Pohangina Base, a former DOC Field Centre in the Manawatu District now run as bookable accommodation, was jam-packed for the last weekend in July for the annual get together of some very special people.
Although they gather here every year, close to the Ruahine mountains, the 2021 celebration was different. It marks the 10th anniversary of the formation of the group, whose members check traps in the Oroua/Pohangina/Rangiwahia network. The traps have an important purpose; to protect the North Island’s southern-most whio population.
The Oroua Blue Duck Protection Project was started by the Manawatū branch of the Deerstalkers Association with the help of Andrew Mercer and Kelly Hancock, both still work for DOC in the Lower North Island region. Three years later the trap network needed a new group of people to service them, and this is where Janet Wilson stepped in. Volunteers were advertised for and Janet “vetted” them and got a schedule going so that people could get out to the trap lines and check the DOC 200s regularly. This just one of Janet’s activities, amongst many, as a key part of the Ruahine Whio Protectors.

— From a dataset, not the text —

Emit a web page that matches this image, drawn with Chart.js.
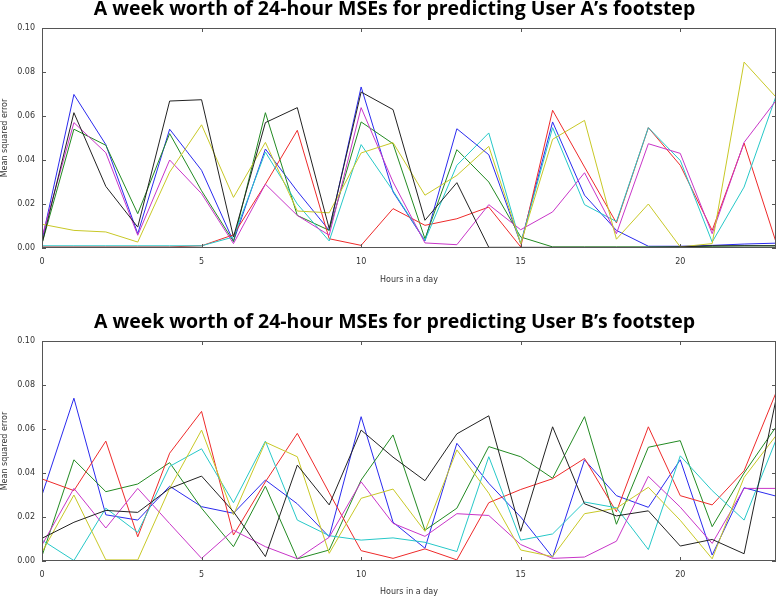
<!DOCTYPE html>
<html>
<head>
<meta charset="utf-8">
<script src="https://cdn.jsdelivr.net/npm/chart.js@4.4.1/dist/chart.umd.min.js"></script>
<style>
  html, body { margin: 0; padding: 0; background: #ffffff; }
  body { width: 777px; height: 596px; position: relative; overflow: hidden; }
  canvas { position: absolute; left: 0; }
  #cA { top: 0; }
  #cB { top: 313px; }
</style>
</head>
<body>
<canvas id="cA" width="777" height="313"></canvas>
<canvas id="cB" width="777" height="283"></canvas>
<script>
// ---- categories / ticks ----
const hours = [0,1,2,3,4,5,6,7,8,9,10,11,12,13,14,15,16,17,18,19,20,21,22,23];
const xTickValues = [0,5,10,15,20];
const yTickValues = [0.00,0.02,0.04,0.06,0.08,0.10];
const titleA = "A week worth of 24-hour MSEs for predicting User A\u2019s footstep";
const titleB = "A week worth of 24-hour MSEs for predicting User B\u2019s footstep";
const xAxisLabel = "Hours in a day";
const yAxisLabel = "Mean squared error";

// ---- User A series (one per day) ----
const aBlue    = [0.0035,0.0698,0.047,0.0065,0.054,0.0353,0.003,0.045,0.0258,0.008,0.0732,0.0255,0.0032,0.0542,0.0424,0.002,0.0573,0.024,0.008,0.0008,0.0008,0.0012,0.0018,0.0022];
const aGreen   = [0.002,0.054,0.0467,0.0156,0.052,0.026,0.003,0.0615,0.0148,0.008,0.0573,0.0474,0.0042,0.0447,0.030,0.005,0.0005,0.0005,0.0005,0.0005,0.0005,0.0008,0.001,0.001];
const aRed     = [0.0005,0.0005,0.0005,0.0005,0.0005,0.001,0.006,0.029,0.0535,0.0042,0.0012,0.0179,0.0103,0.0133,0.0186,0.0005,0.0626,0.0368,0.0114,0.0547,0.0376,0.008,0.0477,0.0027];
const aCyan    = [0.001,0.001,0.001,0.001,0.001,0.001,0.005,0.0436,0.020,0.0032,0.047,0.026,0.0035,0.0376,0.0523,0.002,0.0547,0.0197,0.012,0.0547,0.0398,0.0027,0.0277,0.069];
const aMagenta = [0.005,0.057,0.0433,0.0058,0.040,0.0247,0.002,0.029,0.0148,0.0058,0.0638,0.030,0.0023,0.0015,0.0197,0.0083,0.0164,0.0342,0.0065,0.0474,0.043,0.0065,0.048,0.067];
const aYellow  = [0.0108,0.008,0.0073,0.0027,0.0345,0.056,0.023,0.048,0.0168,0.016,0.0432,0.0479,0.024,0.033,0.0462,0.002,0.0494,0.058,0.004,0.020,0.0005,0.002,0.0845,0.0686];
const aBlack   = [0.002,0.0615,0.028,0.0095,0.0668,0.0674,0.005,0.057,0.0638,0.0088,0.0709,0.0629,0.0126,0.0297,0.0003,0.0003,0.0003,0.0003,0.0003,0.0003,0.0005,0.001,0.001,0.001];

// ---- User B series ----
const bBlue    = [0.030,0.074,0.021,0.0186,0.034,0.0247,0.0217,0.0368,0.026,0.011,0.0656,0.0176,0.0058,0.0535,0.0353,0.020,0.0017,0.046,0.0297,0.0244,0.046,0.0027,0.0333,0.0295];
const bGreen   = [0.0023,0.046,0.0315,0.035,0.0447,0.024,0.0065,0.034,0.001,0.005,0.0368,0.0573,0.014,0.024,0.052,0.0474,0.0376,0.0656,0.0167,0.0517,0.0547,0.0156,0.040,0.061];
const bRed     = [0.0373,0.032,0.0545,0.011,0.049,0.068,0.0118,0.036,0.058,0.031,0.0047,0.0012,0.0055,0.0005,0.0265,0.0325,0.0374,0.0466,0.0224,0.061,0.0297,0.0255,0.041,0.0765];
const bCyan    = [0.0095,0.0002,0.024,0.013,0.043,0.051,0.0265,0.0545,0.0186,0.0115,0.0095,0.0105,0.0085,0.0043,0.0474,0.0095,0.0123,0.0268,0.0242,0.0052,0.0478,0.032,0.0186,0.055];
const bMagenta = [0.0073,0.033,0.015,0.033,0.017,0.0012,0.014,0.0065,0.001,0.0108,0.036,0.0171,0.0112,0.0215,0.0207,0.0075,0.0012,0.0018,0.009,0.0385,0.0245,0.008,0.033,0.033];
const bYellow  = [0.004,0.030,0.0005,0.0005,0.033,0.0595,0.021,0.054,0.0474,0.0035,0.0285,0.0327,0.0135,0.0505,0.0308,0.005,0.002,0.0215,0.024,0.0335,0.0185,0.001,0.038,0.057];
const bBlack   = [0.0103,0.0176,0.023,0.0221,0.033,0.0386,0.0224,0.002,0.0436,0.0255,0.0595,0.0472,0.0365,0.0578,0.066,0.0135,0.061,0.026,0.0205,0.0228,0.0068,0.0098,0.0033,0.0735];

const seriesColors = ['#2a2aee','#228a22','#ee2a2a','#26c8c8','#c835c8','#c8c826','#222222'];

function makeDatasets(list) {
  return list.map((vals, i) => ({
    data: vals.map((v, j) => ({ x: hours[j], y: v })),
    borderColor: seriesColors[i],
    backgroundColor: seriesColors[i],
    borderWidth: 1,
    pointRadius: 0,
    tension: 0,
    fill: false,
    order: list.length - 1 - i
  }));
}

const boxPlugin = {
  id: 'boxTicks',
  afterDatasetsDraw(chart) {
    const { ctx, chartArea: a, scales } = chart;
    ctx.save();
    ctx.strokeStyle = '#555555';
    ctx.lineWidth = 1;
    ctx.strokeRect(Math.round(a.left) + 0.5, Math.round(a.top) + 0.5,
                   Math.round(a.right - a.left) - 1, Math.round(a.bottom - a.top) - 1);
    const L = 4;
    ctx.beginPath();
    xTickValues.forEach(v => {
      const px = Math.round(scales.x.getPixelForValue(v)) + 0.5;
      ctx.moveTo(px, a.bottom); ctx.lineTo(px, a.bottom - L);
      ctx.moveTo(px, a.top); ctx.lineTo(px, a.top + L);
    });
    yTickValues.forEach(v => {
      const py = Math.round(scales.y.getPixelForValue(v)) + 0.5;
      ctx.moveTo(a.left, py); ctx.lineTo(a.left + L, py);
      ctx.moveTo(a.right, py); ctx.lineTo(a.right - L, py);
    });
    ctx.stroke();
    ctx.restore();
  }
};

function makeChart(id, title, list, xTitlePadBottom) {
  return new Chart(document.getElementById(id), {
    type: 'line',
    data: { datasets: makeDatasets(list) },
    plugins: [boxPlugin],
    options: {
      responsive: false,
      animation: false,
      events: [],
      layout: { padding: { left: 13, right: 1, top: 0, bottom: 0 } },
      plugins: {
        legend: { display: false },
        tooltip: { enabled: false },
        title: {
          display: true,
          text: title,
          color: '#000000',
          font: { family: "'Open Sans', 'Noto Sans', sans-serif", size: 19.5, weight: 'bold', lineHeight: 1 },
          padding: { top: 0, bottom: 8.5 }
        }
      },
      scales: {
        x: {
          type: 'linear',
          min: 0, max: 23,
          afterBuildTicks: s => { s.ticks = xTickValues.map(v => ({ value: v })); },
          afterFit: s => { s.height = s.chart.height - 248; },
          grid: { display: false, drawTicks: false },
          border: { display: false },
          ticks: {
            padding: 9,
            color: '#333333',
            font: { family: "'DejaVu Sans', sans-serif", size: 8 },
            callback: v => String(v)
          },
          title: {
            display: true, text: xAxisLabel, color: '#333333',
            font: { family: "'DejaVu Sans', sans-serif", size: 8, lineHeight: 1 },
            padding: { top: 0, bottom: xTitlePadBottom }
          }
        },
        y: {
          type: 'linear',
          min: 0, max: 0.1,
          afterBuildTicks: s => { s.ticks = yTickValues.map(v => ({ value: v })); },
          afterFit: s => { s.width = 29; },
          grid: { display: false, drawTicks: false },
          border: { display: false },
          ticks: {
            padding: 7,
            color: '#333333',
            font: { family: "'DejaVu Sans', sans-serif", size: 8 },
            callback: v => Number(v).toFixed(2)
          },
          title: {
            display: true, text: yAxisLabel, color: '#333333',
            font: { family: "'DejaVu Sans', sans-serif", size: 8, lineHeight: 1 },
            padding: { top: -12, bottom: 0 }
          }
        }
      }
    }
  });
}

makeChart('cA', titleA, [aBlue, aGreen, aRed, aCyan, aMagenta, aYellow, aBlack], 29);
makeChart('cB', titleB, [bBlue, bGreen, bRed, bCyan, bMagenta, bYellow, bBlack], 0);
</script>
</body>
</html>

The lines have expanded over time and extended right around the Tunupo tops, beyond Triangle Hut, around the Rangiwahia/Deadmans track circuit and on the eastern ridges beyond Longview Hut. Flooding along the rivers has washed away traps on occasion, calling for re-thinks about the location and types of traps used. A24 traps have been established as an alternative in places including along much of the Pohangina River. The group also participates in trials of mustelid lures which are being developed by Patrick Garvey of Landcare Research/Manaaki Whenua. Volunteers staying at the recently refurbished Iron Gate Hut (a much appreciated facility) are sometimes rewarded with whio sightings.

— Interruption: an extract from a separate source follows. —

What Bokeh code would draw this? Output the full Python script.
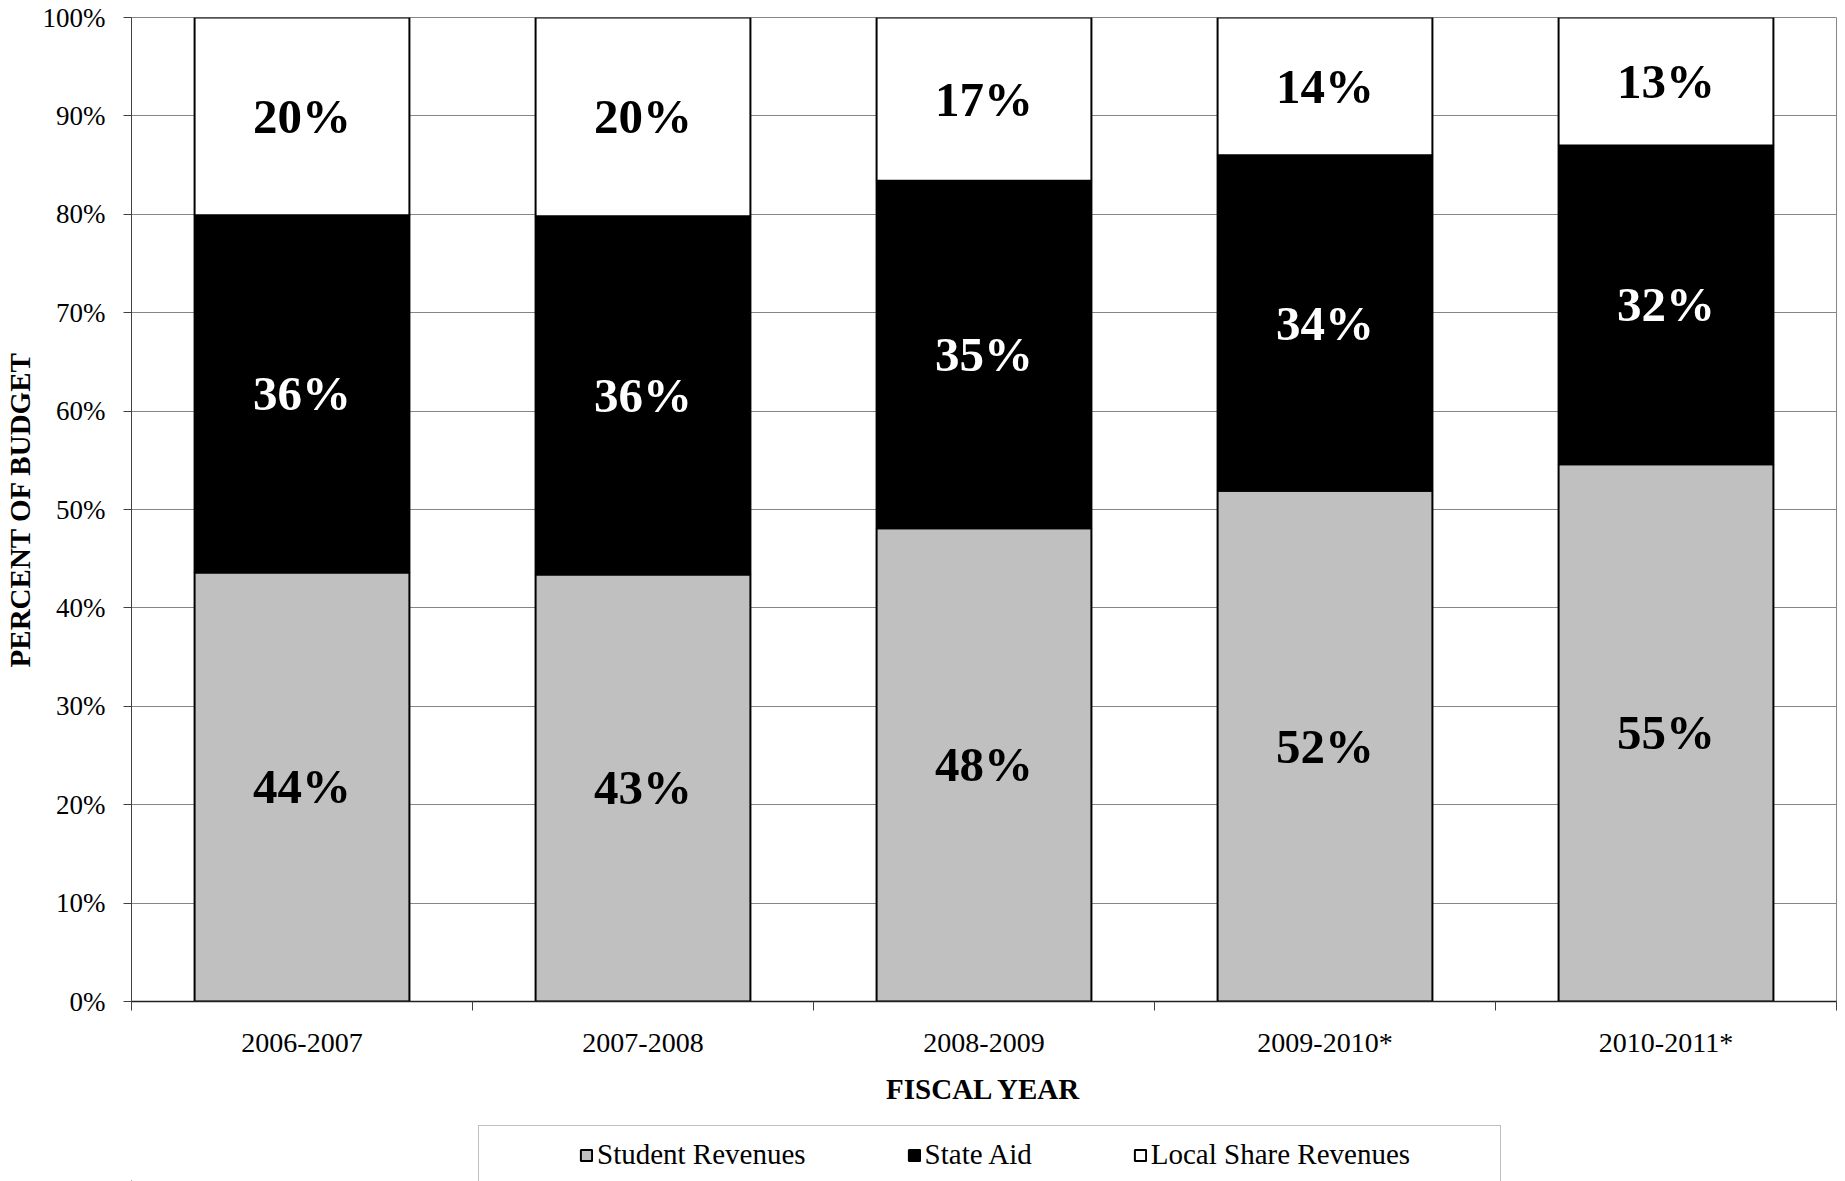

Janet was joined by long standing members Graham Peters, Gordon Groube (who checks the Oroua Triangle Line), Yvette Cottam (who also checks the traps at Te Potae o Awarua), Warren Wheeler and Richard Lockett. Steve and Mary Bielski have also been trapping since way back, concentrating on the Rangiwahia lines and advocating for further predator control in that area.

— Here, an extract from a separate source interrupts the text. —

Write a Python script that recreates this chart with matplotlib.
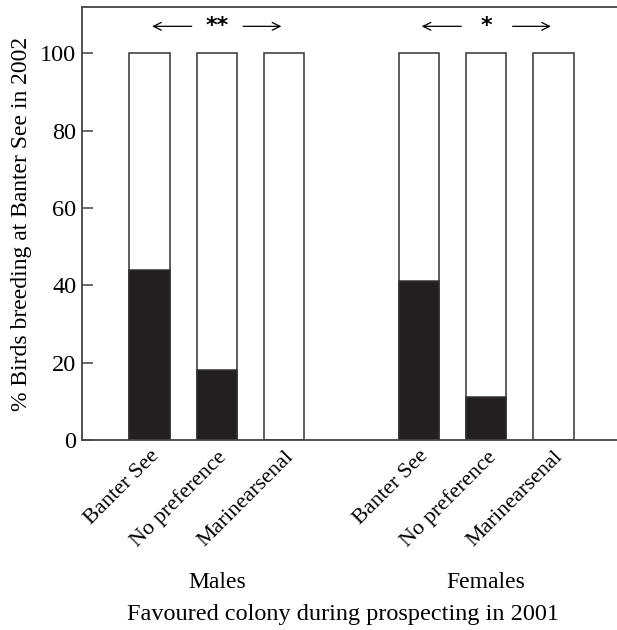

Malcolm Thomas, Ernie Cook, Duncan Foord, Graeme Richards, David Middleditch, Kirsten Olsen, Stephen Legg and Michelle Benton have also joined the crew along the way. Geoff Richie was also at the gathering, representing the trapping volunteers who service the traps in the lowland Horowhenua reserves. Chris Tuffley, Ian Rasmussen, Sue Moore, Emma Greig, Anthony Behrens, Fiona Burleigh and Paul Dekker couldn’t make it that night but also deserve thanks for their significant work within this group and other conservation work in this district and beyond.
Mike Shepherd from Ashhurst/ Ōtangaki is usually present but, as an athletics coach, he was busy watching the Olympics! He has coordinated the Ashhurst Stoat Trapping volunteers to check the 109 DOC 200s in Te Āpiti, the Manawatū Gorge for twelve years. Long standing successful trapping groups seem to flourish in the beautiful Manawatū.
Thank you so much to all these devoted people who give up their free time to protect native species in demanding conditions. We hope to work with you all for many more years.